ROCm / hipBLASLt

hipBLASLt is a library that provides general matrix-matrix operations with a flexible API and extends functionalities beyond a traditional BLAS library
https://rocm.docs.amd.com/projects/hipBLASLt/en/latest/index.html
MIT License
63 stars 88 forks source link

[Issue]: The semantic of `hipblasLtMatmulAlgoGetHeuristic` is ambiguous and cause undeterministic runtime. #1113

Closed whchung closed 2 months ago

whchung commented 2 months ago

Problem Description

In the documentation of hipblasLtMatmulAlgoGetHeuristic, it is not obvious about the time it would take to complete the API.

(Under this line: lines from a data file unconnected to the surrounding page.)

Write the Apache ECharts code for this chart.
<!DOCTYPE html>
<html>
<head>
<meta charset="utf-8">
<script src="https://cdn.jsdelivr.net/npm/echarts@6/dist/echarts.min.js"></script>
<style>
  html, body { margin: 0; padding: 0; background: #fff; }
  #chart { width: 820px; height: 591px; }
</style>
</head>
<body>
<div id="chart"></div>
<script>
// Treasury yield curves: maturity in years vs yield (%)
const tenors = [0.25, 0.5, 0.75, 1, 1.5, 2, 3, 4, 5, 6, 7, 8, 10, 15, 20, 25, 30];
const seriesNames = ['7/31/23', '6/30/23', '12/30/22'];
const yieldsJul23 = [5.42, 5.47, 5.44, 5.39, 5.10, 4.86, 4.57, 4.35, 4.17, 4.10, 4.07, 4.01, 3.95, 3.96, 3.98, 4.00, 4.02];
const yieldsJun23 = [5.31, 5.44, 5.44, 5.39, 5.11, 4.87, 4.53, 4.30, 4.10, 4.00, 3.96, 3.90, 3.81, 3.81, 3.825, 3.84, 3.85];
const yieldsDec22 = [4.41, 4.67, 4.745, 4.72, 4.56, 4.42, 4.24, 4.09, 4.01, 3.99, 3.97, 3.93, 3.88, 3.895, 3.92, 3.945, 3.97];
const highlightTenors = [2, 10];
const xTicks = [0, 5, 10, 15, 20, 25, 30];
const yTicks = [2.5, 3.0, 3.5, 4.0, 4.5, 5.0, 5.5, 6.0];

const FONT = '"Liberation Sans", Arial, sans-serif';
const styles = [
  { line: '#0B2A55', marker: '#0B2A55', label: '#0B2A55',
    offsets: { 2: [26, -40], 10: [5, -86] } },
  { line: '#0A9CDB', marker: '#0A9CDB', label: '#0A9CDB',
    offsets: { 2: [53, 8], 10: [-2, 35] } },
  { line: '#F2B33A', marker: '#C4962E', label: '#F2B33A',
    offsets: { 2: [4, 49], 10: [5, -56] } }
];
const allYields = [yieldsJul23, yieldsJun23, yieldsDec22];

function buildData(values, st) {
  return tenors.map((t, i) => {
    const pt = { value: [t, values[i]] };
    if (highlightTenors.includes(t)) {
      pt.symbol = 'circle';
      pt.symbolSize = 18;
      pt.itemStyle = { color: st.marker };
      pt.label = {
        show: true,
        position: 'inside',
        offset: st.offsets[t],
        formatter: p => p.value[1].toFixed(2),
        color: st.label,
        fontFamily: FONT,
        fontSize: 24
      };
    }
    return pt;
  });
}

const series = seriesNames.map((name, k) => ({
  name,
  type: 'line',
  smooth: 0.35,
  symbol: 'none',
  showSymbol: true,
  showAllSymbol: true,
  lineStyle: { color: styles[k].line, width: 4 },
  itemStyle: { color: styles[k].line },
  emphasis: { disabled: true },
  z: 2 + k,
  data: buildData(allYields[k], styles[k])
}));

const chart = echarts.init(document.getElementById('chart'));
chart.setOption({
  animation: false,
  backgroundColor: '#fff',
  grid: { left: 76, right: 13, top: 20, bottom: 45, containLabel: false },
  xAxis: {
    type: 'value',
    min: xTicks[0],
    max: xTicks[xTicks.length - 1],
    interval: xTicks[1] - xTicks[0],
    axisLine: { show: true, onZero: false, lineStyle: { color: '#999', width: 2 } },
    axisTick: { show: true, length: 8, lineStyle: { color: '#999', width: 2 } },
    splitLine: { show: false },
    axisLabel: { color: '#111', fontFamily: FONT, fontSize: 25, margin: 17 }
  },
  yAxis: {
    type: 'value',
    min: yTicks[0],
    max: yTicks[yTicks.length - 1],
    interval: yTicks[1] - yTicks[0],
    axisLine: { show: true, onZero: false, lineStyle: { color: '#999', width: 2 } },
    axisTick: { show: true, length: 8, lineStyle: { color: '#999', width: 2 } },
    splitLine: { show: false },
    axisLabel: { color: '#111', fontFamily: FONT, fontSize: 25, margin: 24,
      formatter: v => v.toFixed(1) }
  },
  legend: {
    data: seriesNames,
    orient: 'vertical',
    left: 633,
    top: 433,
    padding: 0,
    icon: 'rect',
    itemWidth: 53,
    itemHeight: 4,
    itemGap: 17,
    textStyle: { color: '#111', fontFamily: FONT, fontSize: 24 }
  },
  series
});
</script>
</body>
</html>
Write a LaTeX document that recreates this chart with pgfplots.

It has been empirically identified that if returnAlgoCount exceeds the size of pre-determined solutions, the internal function getAllSolutions will be invoked, which causes undeterministic run time in the production applications:

https://github.com/ROCm/hipBLASLt/blob/develop/library/src/amd_detail/rocblaslt/src/rocblaslt_auxiliary.cpp#L1364-L1369

Please consider revise the documentation or revise the implementation so the run time of the API is more deterministic.

Operating System

UB 22.04

CPU

x86

GPU

AMD Instinct MI250X

Other

No response

ROCm Version

ROCm 5.7.1

ROCm Component

No response

Steps to Reproduce

No response

(Optional for Linux users) Output of /opt/rocm/bin/rocminfo --support

No response

Additional Information

No response

KKyang commented 2 months ago

https://github.com/ROCm/hipBLASLt/pull/1116